Do you feel men and women experience an equal amount of sexism?

If not, do you feel men or women experience more sexism? What is the approximate ratio between what each gender experiences?

I have been told that gay parenting is child abuse by anti-abortion protestors because “a child needs a mother and a father.” The same people who want single woman to give birth and (I guess) be forced to give their child to a married couple.

OTOH, two men and a little boy were on my line and discovered they had left their credit card in the car. One of the guys went out to get it, and other one apologized to the woman in Orthodox Jewish style clothing on line behind him, saying “My husband had to go the car to get the credit card.” All she said was “That’s all right.” No comments or advice added. When the boy complained “How long are we going to stay here, Daddy?” he replied “Until Poppy comes back with the credit card.”

All in all, it was a nice little piece of modern life.

Sorry, but an answer requires a better brain than mine.

I’m not sure it’s constructive to make this a competition between men and women as to who has it worse. There certainly exist many examples of sexism against men that are worth discussing independent of the larger number of issues women face.

When one person starts several threads about it, however, one rightly begins to wonder about the ulterior motives involved. And as already pointed out, the best way to fight sexism against men is to fight sexism in general.

Not just from older women, unless the new mum is young. The person making the suggestions can be really klutzy about it, and may be hitting a sore point, but they generally mean well.

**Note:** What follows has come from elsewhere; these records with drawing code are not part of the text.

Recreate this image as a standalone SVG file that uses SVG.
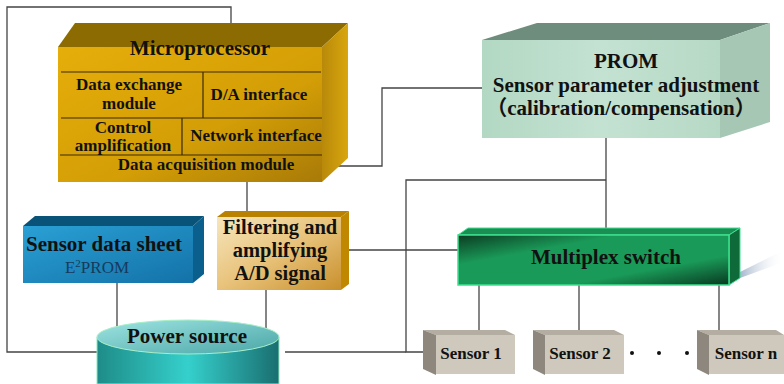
<svg xmlns="http://www.w3.org/2000/svg" width="784" height="384" viewBox="0 0 784 384">
<defs>
<linearGradient id="gMicro" x1="0" y1="0" x2="1" y2="1">
<stop offset="0" stop-color="#e6ae0a"/><stop offset="0.6" stop-color="#d39e06"/><stop offset="1" stop-color="#a87a08"/>
</linearGradient>
<linearGradient id="gMicroR" x1="0" y1="0" x2="1" y2="0">
<stop offset="0" stop-color="#b8890a"/><stop offset="1" stop-color="#d9a60e"/>
</linearGradient>
<linearGradient id="gProm" x1="0" y1="0" x2="1" y2="0">
<stop offset="0" stop-color="#b2d8c3"/><stop offset="0.5" stop-color="#c4e2d2"/><stop offset="1" stop-color="#b6d9c5"/>
</linearGradient>
<linearGradient id="gBlue" x1="0" y1="0" x2="1" y2="1">
<stop offset="0" stop-color="#2aa0d4"/><stop offset="1" stop-color="#1372a8"/>
</linearGradient>
<linearGradient id="gFilt" x1="0" y1="0" x2="1" y2="1">
<stop offset="0" stop-color="#f6e6bd"/><stop offset="0.5" stop-color="#e8c27a"/><stop offset="1" stop-color="#c8902c"/>
</linearGradient>
<linearGradient id="gMux" x1="0" y1="0" x2="1" y2="1">
<stop offset="0" stop-color="#0b3c22"/><stop offset="0.3" stop-color="#1a9a58"/><stop offset="0.7" stop-color="#1a9a58"/><stop offset="1" stop-color="#083820"/>
</linearGradient>
<linearGradient id="gCylTop" x1="0" y1="0" x2="1" y2="1">
<stop offset="0" stop-color="#9ee4e2"/><stop offset="1" stop-color="#4aa6a6"/>
</linearGradient>
<linearGradient id="gCyl" x1="0" y1="0" x2="1" y2="0">
<stop offset="0" stop-color="#1e8c88"/><stop offset="0.5" stop-color="#35d0cc"/><stop offset="1" stop-color="#1a6e70"/>
</linearGradient>
<linearGradient id="gShadow" x1="0" y1="0" x2="1" y2="0">
<stop offset="0" stop-color="#8fa3c0" stop-opacity="0.8"/><stop offset="1" stop-color="#ffffff" stop-opacity="0"/>
</linearGradient>
</defs>
<style>
.ln{fill:none;stroke:#444;stroke-width:1.3}
.in{fill:none;stroke:#3a2a00;stroke-width:1.2}
.b{font-family:"Liberation Serif","Noto Sans CJK SC",serif;font-weight:bold;fill:#111;text-anchor:middle}
.s{fill:#cfc9bd}
.sd{fill:#8e877e}
.stp{fill:#b4ada2}
</style>
<g id="connectors">
<polyline class="ln" points="231,23 231,7 7,7 7,352 97,352"/>
<polyline class="ln" points="327,166 382,166 382,88 482,88"/>
<line class="ln" x1="247" y1="182" x2="247" y2="211"/>
<line class="ln" x1="606" y1="138" x2="606" y2="229"/>
<polyline class="ln" points="606,180 406,180 406,352 423,352"/>
<line class="ln" x1="285" y1="352" x2="406" y2="352"/>
<line class="ln" x1="349" y1="250" x2="458" y2="250"/>
<line class="ln" x1="479" y1="285" x2="479" y2="330"/>
<line class="ln" x1="579" y1="285" x2="579" y2="330"/>
<line class="ln" x1="719" y1="285" x2="719" y2="330"/>
<line class="ln" x1="117" y1="283" x2="117" y2="328"/>
<line class="ln" x1="266" y1="290" x2="266" y2="328"/>
</g>
<g id="microprocessor">
<polygon points="58,47 75,23 348,23 322,47" fill="#8c6c02"/>
<polygon points="322,47 348,23 348,158 322,182" fill="url(#gMicroR)"/>
<rect x="58" y="47" width="264" height="135" fill="url(#gMicro)"/>
<line class="in" x1="61" y1="72" x2="321" y2="72"/>
<line class="in" x1="203" y1="72" x2="203" y2="118"/>
<line class="in" x1="61" y1="118" x2="322" y2="118"/>
<line class="in" x1="182" y1="118" x2="182" y2="155"/>
<line class="in" x1="60" y1="155" x2="322" y2="155"/>
<text class="b" x="200" y="55" font-size="21">Microprocessor</text>
<text class="b" x="129" y="90" font-size="17">Data exchange</text>
<text class="b" x="129" y="109" font-size="17">module</text>
<text class="b" x="259" y="100" font-size="17">D/A interface</text>
<text class="b" x="123" y="133" font-size="17">Control</text>
<text class="b" x="123" y="151" font-size="17">amplification</text>
<text class="b" x="256" y="141" font-size="17">Network interface</text>
<text class="b" x="206" y="170" font-size="17">Data acquisition module</text>
</g>
<g id="prom">
<polygon points="482,40 537,23 770,23 720,40" fill="#6f8d7c"/>
<polygon points="720,40 770,23 770,122 720,138" fill="#a6c7b4"/>
<rect x="482" y="40" width="238" height="98" fill="url(#gProm)"/>
<text class="b" x="626" y="68" font-size="21">PROM</text>
<text class="b" x="626" y="92" font-size="21">Sensor parameter adjustment</text>
<text class="b" x="621" y="115" font-size="21">（calibration/compensation）</text>
</g>
<g id="sensor-data-sheet">
<polygon points="23,226 35,216 204,216 193,226" fill="#0a5378"/>
<polygon points="193,226 204,216 204,274 193,283" fill="#0b5f8c"/>
<rect x="23" y="226" width="170" height="57" fill="url(#gBlue)"/>
<text class="b" x="104" y="251" font-size="21">Sensor data sheet</text>
<text x="97" y="273" font-size="17" font-family="Liberation Serif,serif" fill="#173a5c" text-anchor="middle">E<tspan font-size="11" dy="-6">2</tspan><tspan dy="6">PROM</tspan></text>
</g>
<g id="filtering">
<polygon points="217,217 225,211 349,211 341,217" fill="#b88200"/>
<polygon points="341,217 349,211 349,284 341,290" fill="#c08800"/>
<rect x="217" y="217" width="124" height="73" fill="url(#gFilt)"/>
<text class="b" x="280" y="234" font-size="20.5">Filtering and</text>
<text class="b" x="280" y="257" font-size="20.5">amplifying</text>
<text class="b" x="280" y="280" font-size="20.5">A/D signal</text>
</g>
<g id="multiplex">
<polygon points="740,272 784,250 784,262 740,278" fill="url(#gShadow)"/>
<polygon points="458,235 468,228 740,228 729,235" fill="#1b8f53" stroke="#3fe08f" stroke-width="1"/>
<polygon points="729,235 740,228 740,278 729,285" fill="#0f6a3a" stroke="#3fe08f" stroke-width="1"/>
<rect x="458" y="235" width="271" height="50" fill="url(#gMux)" stroke="#3fe08f" stroke-width="1.5"/>
<text class="b" x="606" y="264" font-size="21">Multiplex switch</text>
</g>
<g id="power-source">
<path d="M97,337 L97,384 L279,384 L279,337 Z" fill="url(#gCyl)" stroke="#8fe8c0" stroke-width="1"/>
<ellipse cx="188" cy="337" rx="91" ry="17" fill="url(#gCylTop)" stroke="#a8f0c8" stroke-width="1"/>
<text class="b" x="187" y="343" font-size="21">Power source</text>
</g>
<g id="sensor-1">
<polygon points="423,330 505,330 515,335 436,335" class="stp"/>
<polygon points="423,330 436,335 436,375 423,369" class="sd"/>
<rect x="436" y="335" width="79" height="39" class="s"/>
<text class="b" x="471" y="359" font-size="17">Sensor 1</text>
</g>
<g id="sensor-2">
<polygon points="533,330 614,330 624,335 545,335" class="stp"/>
<polygon points="533,330 545,335 545,375 533,369" class="sd"/>
<rect x="545" y="335" width="79" height="39" class="s"/>
<text class="b" x="580" y="359" font-size="17">Sensor 2</text>
</g>
<g id="dots">
<circle cx="632" cy="353" r="2" fill="#111"/>
<circle cx="659" cy="353" r="2" fill="#111"/>
<circle cx="687" cy="353" r="2" fill="#111"/>
</g>
<g id="sensor-n">
<polygon points="697,330 776,330 784,335 709,335" class="stp"/>
<polygon points="697,330 709,335 709,375 697,369" class="sd"/>
<rect x="709" y="335" width="75" height="39" class="s"/>
<text class="b" x="746" y="359" font-size="17">Sensor n</text>
</g>
</svg>
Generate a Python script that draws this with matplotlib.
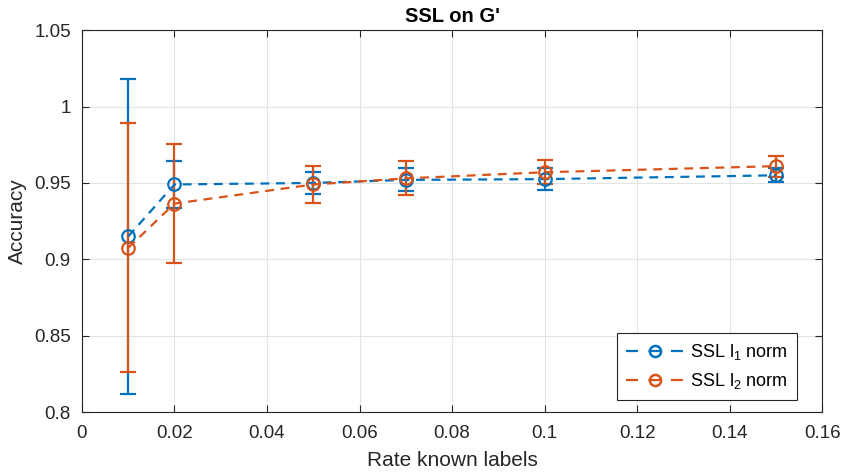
import matplotlib.pyplot as plt
from matplotlib.lines import Line2D
import numpy as np

plt.rcParams['font.family'] = ['Liberation Sans', 'DejaVu Sans']
plt.rcParams['mathtext.fontset'] = 'custom'
plt.rcParams['mathtext.rm'] = 'Liberation Sans'
plt.rcParams['mathtext.it'] = 'Liberation Sans'

# Data
rate = [0.01, 0.02, 0.05, 0.07, 0.10, 0.15]
acc_l1 = [0.915, 0.949, 0.950, 0.952, 0.9525, 0.955]
err_l1 = [0.103, 0.0155, 0.007, 0.0075, 0.007, 0.0045]
acc_l2 = [0.9075, 0.9365, 0.949, 0.953, 0.957, 0.961]
err_l2 = [0.0815, 0.039, 0.0122, 0.0112, 0.008, 0.0068]
labels = ['SSL l$_1$ norm', 'SSL l$_2$ norm']

blue = '#0072BD'
orange = '#D95319'
dark = '#262626'

fig = plt.figure(figsize=(8.45, 4.72), dpi=100)
ax = fig.add_axes([0.097, 0.127, 0.876, 0.809])

style = dict(ls='--', lw=1.6, marker='o', ms=9, mfc='none', mew=1.6,
             capsize=5.5, capthick=1.6, elinewidth=1.6, dashes=(4, 3))
ax.errorbar(rate, acc_l1, yerr=err_l1, color=blue, **style)
ax.errorbar(rate, acc_l2, yerr=err_l2, color=orange, **style)

ax.set_xlim(0, 0.16)
ax.set_ylim(0.8, 1.05)
xt = np.arange(0, 0.161, 0.02)
ax.set_xticks(xt)
ax.set_xticklabels(['0', '0.02', '0.04', '0.06', '0.08', '0.1', '0.12', '0.14', '0.16'])
yt = [0.8, 0.85, 0.9, 0.95, 1.0, 1.05]
ax.set_yticks(yt)
ax.set_yticklabels(['0.8', '0.85', '0.9', '0.95', '1', '1.05'])
ax.tick_params(direction='in', top=True, right=True, labelsize=13.5, length=5,
               colors=dark)
ax.tick_params(axis='x', pad=9)
ax.tick_params(axis='y', pad=8)
ax.grid(True, color='#e3e3e3', lw=0.8)
ax.set_axisbelow(True)
for s in ax.spines.values():
    s.set_color(dark)

ax.set_xlabel('Rate known labels', fontsize=15, color=dark, labelpad=7)
ax.set_ylabel('Accuracy', fontsize=15, color=dark, labelpad=5)
ax.set_title("SSL on G'", fontsize=14.5, fontweight='bold', pad=6)

handles = [Line2D([], [], color=c, ls='--', lw=1.6, dashes=(5.4, 4.7), marker='o',
                  ms=8, mfc='none', mew=1.8) for c in (blue, orange)]
leg = ax.legend(handles, labels, loc='lower right', bbox_to_anchor=(0.966, 0.031),
                borderaxespad=0, fontsize=13, fancybox=False, edgecolor=dark,
                framealpha=1, handlelength=3.15, handletextpad=0.4,
                borderpad=0.5, labelspacing=0.5)
leg.get_frame().set_linewidth(0.8)

fig.savefig('out.png', dpi=100)
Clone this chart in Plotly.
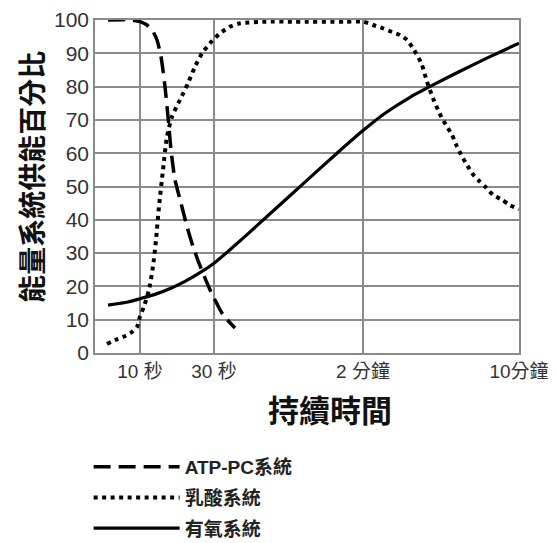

Mind you: they often mean well like your mother does when she greets you with “you really need to lose weight” (or a more polite version) and later asks “you’re only going to eat that much?” - she means well, you still want to brain her.

You haven’t complained about other topics about which I’ve started several threads.

  1. We limit potential relationships between fathers and children and rob all of them of a great deal of joy, strength, and satisfaction. This robs not just men of the joys of parenthood, but girls and boys both of the joys and benefits of a responsive, nurturing father.